### INSTRUCTION
Without the pictures, can you quote each line below exactly?

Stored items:
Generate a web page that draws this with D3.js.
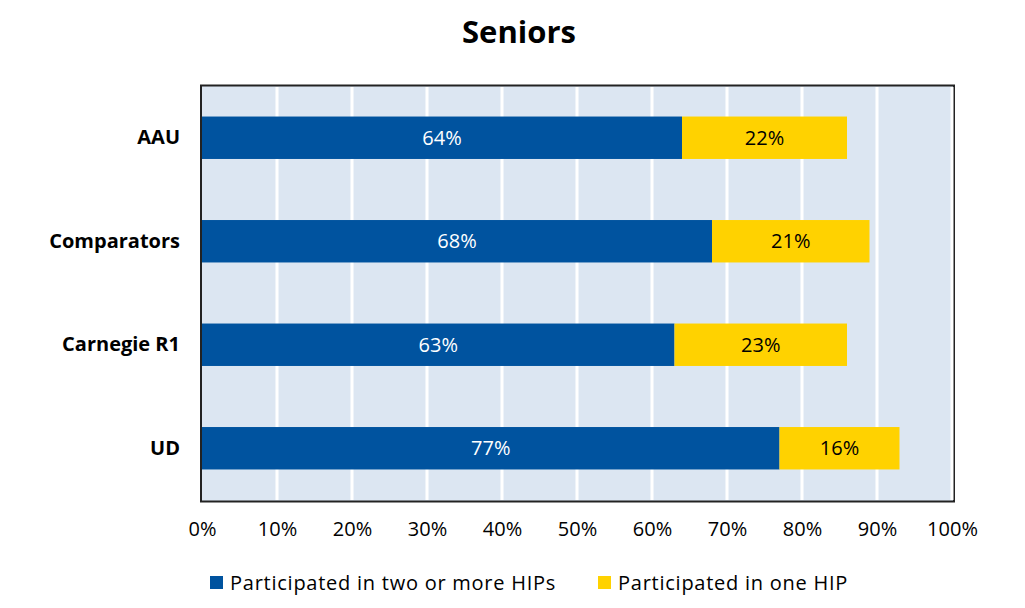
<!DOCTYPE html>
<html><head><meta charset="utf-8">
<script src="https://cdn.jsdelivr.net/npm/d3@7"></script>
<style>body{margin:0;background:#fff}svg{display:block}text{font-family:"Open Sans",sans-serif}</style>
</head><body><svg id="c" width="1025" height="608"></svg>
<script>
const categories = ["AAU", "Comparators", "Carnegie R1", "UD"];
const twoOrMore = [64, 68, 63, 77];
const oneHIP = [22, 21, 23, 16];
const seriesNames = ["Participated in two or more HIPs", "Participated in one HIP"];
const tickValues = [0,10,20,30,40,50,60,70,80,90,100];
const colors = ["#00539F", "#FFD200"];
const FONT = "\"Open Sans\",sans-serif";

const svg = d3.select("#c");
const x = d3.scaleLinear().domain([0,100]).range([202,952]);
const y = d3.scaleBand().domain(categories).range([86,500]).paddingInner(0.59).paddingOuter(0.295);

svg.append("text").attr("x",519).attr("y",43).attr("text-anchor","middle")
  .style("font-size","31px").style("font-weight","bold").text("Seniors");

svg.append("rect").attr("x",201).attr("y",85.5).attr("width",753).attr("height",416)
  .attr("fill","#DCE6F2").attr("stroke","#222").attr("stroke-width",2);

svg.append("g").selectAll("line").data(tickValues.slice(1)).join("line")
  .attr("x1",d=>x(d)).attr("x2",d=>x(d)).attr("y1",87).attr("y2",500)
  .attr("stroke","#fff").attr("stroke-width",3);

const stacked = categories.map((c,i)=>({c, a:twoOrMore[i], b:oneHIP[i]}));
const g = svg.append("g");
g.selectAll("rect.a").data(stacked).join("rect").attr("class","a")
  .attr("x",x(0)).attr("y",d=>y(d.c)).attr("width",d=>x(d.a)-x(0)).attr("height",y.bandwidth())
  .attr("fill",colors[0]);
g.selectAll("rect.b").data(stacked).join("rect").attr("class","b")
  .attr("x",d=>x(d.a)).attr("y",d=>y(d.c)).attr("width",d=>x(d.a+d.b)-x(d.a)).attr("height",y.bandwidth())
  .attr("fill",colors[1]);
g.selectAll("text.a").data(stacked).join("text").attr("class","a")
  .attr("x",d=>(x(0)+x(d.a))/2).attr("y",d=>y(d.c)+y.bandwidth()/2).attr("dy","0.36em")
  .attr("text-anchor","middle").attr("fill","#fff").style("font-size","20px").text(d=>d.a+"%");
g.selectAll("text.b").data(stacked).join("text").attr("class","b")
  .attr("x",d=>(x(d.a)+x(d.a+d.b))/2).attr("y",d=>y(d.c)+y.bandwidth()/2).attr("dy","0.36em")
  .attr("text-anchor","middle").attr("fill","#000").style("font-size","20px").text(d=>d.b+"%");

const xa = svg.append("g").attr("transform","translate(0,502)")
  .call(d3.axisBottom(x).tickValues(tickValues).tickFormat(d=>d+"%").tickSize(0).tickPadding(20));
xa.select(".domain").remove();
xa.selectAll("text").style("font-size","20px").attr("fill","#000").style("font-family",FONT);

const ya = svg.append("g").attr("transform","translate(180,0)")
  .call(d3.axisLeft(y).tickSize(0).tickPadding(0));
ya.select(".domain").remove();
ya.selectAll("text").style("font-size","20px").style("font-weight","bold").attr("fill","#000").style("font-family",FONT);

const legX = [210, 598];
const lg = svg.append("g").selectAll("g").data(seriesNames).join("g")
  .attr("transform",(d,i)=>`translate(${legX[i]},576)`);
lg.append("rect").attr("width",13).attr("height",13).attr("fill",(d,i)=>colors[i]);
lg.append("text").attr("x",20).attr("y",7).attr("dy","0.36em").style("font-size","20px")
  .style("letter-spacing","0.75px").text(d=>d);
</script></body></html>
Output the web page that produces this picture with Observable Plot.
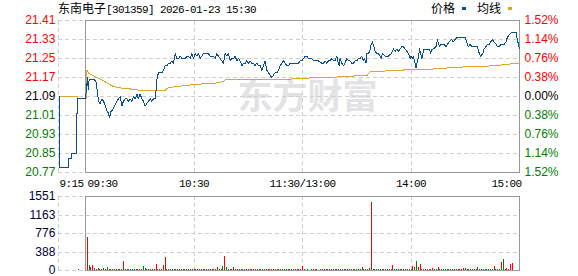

### FINISHED EXERCISE
Generate a web page that draws this with D3.js.
<!DOCTYPE html>
<html><head><meta charset="utf-8">
<script src="https://cdn.jsdelivr.net/npm/d3@7"></script>
<style>body{margin:0;background:#fff}svg{display:block}text{font-family:"Open Sans",sans-serif}</style>
</head><body><svg id="c" width="1025" height="608"></svg>
<script>
const categories = ["AAU", "Comparators", "Carnegie R1", "UD"];
const twoOrMore = [64, 68, 63, 77];
const oneHIP = [22, 21, 23, 16];
const seriesNames = ["Participated in two or more HIPs", "Participated in one HIP"];
const tickValues = [0,10,20,30,40,50,60,70,80,90,100];
const colors = ["#00539F", "#FFD200"];
const FONT = "\"Open Sans\",sans-serif";

const svg = d3.select("#c");
const x = d3.scaleLinear().domain([0,100]).range([202,952]);
const y = d3.scaleBand().domain(categories).range([86,500]).paddingInner(0.59).paddingOuter(0.295);

svg.append("text").attr("x",519).attr("y",43).attr("text-anchor","middle")
  .style("font-size","31px").style("font-weight","bold").text("Seniors");

svg.append("rect").attr("x",201).attr("y",85.5).attr("width",753).attr("height",416)
  .attr("fill","#DCE6F2").attr("stroke","#222").attr("stroke-width",2);

svg.append("g").selectAll("line").data(tickValues.slice(1)).join("line")
  .attr("x1",d=>x(d)).attr("x2",d=>x(d)).attr("y1",87).attr("y2",500)
  .attr("stroke","#fff").attr("stroke-width",3);

const stacked = categories.map((c,i)=>({c, a:twoOrMore[i], b:oneHIP[i]}));
const g = svg.append("g");
g.selectAll("rect.a").data(stacked).join("rect").attr("class","a")
  .attr("x",x(0)).attr("y",d=>y(d.c)).attr("width",d=>x(d.a)-x(0)).attr("height",y.bandwidth())
  .attr("fill",colors[0]);
g.selectAll("rect.b").data(stacked).join("rect").attr("class","b")
  .attr("x",d=>x(d.a)).attr("y",d=>y(d.c)).attr("width",d=>x(d.a+d.b)-x(d.a)).attr("height",y.bandwidth())
  .attr("fill",colors[1]);
g.selectAll("text.a").data(stacked).join("text").attr("class","a")
  .attr("x",d=>(x(0)+x(d.a))/2).attr("y",d=>y(d.c)+y.bandwidth()/2).attr("dy","0.36em")
  .attr("text-anchor","middle").attr("fill","#fff").style("font-size","20px").text(d=>d.a+"%");
g.selectAll("text.b").data(stacked).join("text").attr("class","b")
  .attr("x",d=>(x(d.a)+x(d.a+d.b))/2).attr("y",d=>y(d.c)+y.bandwidth()/2).attr("dy","0.36em")
  .attr("text-anchor","middle").attr("fill","#000").style("font-size","20px").text(d=>d.b+"%");

const xa = svg.append("g").attr("transform","translate(0,502)")
  .call(d3.axisBottom(x).tickValues(tickValues).tickFormat(d=>d+"%").tickSize(0).tickPadding(20));
xa.select(".domain").remove();
xa.selectAll("text").style("font-size","20px").attr("fill","#000").style("font-family",FONT);

const ya = svg.append("g").attr("transform","translate(180,0)")
  .call(d3.axisLeft(y).tickSize(0).tickPadding(0));
ya.select(".domain").remove();
ya.selectAll("text").style("font-size","20px").style("font-weight","bold").attr("fill","#000").style("font-family",FONT);

const legX = [210, 598];
const lg = svg.append("g").selectAll("g").data(seriesNames).join("g")
  .attr("transform",(d,i)=>`translate(${legX[i]},576)`);
lg.append("rect").attr("width",13).attr("height",13).attr("fill",(d,i)=>colors[i]);
lg.append("text").attr("x",20).attr("y",7).attr("dy","0.36em").style("font-size","20px")
  .style("letter-spacing","0.75px").text(d=>d);
</script></body></html>
Output the web page that produces this picture with Observable Plot.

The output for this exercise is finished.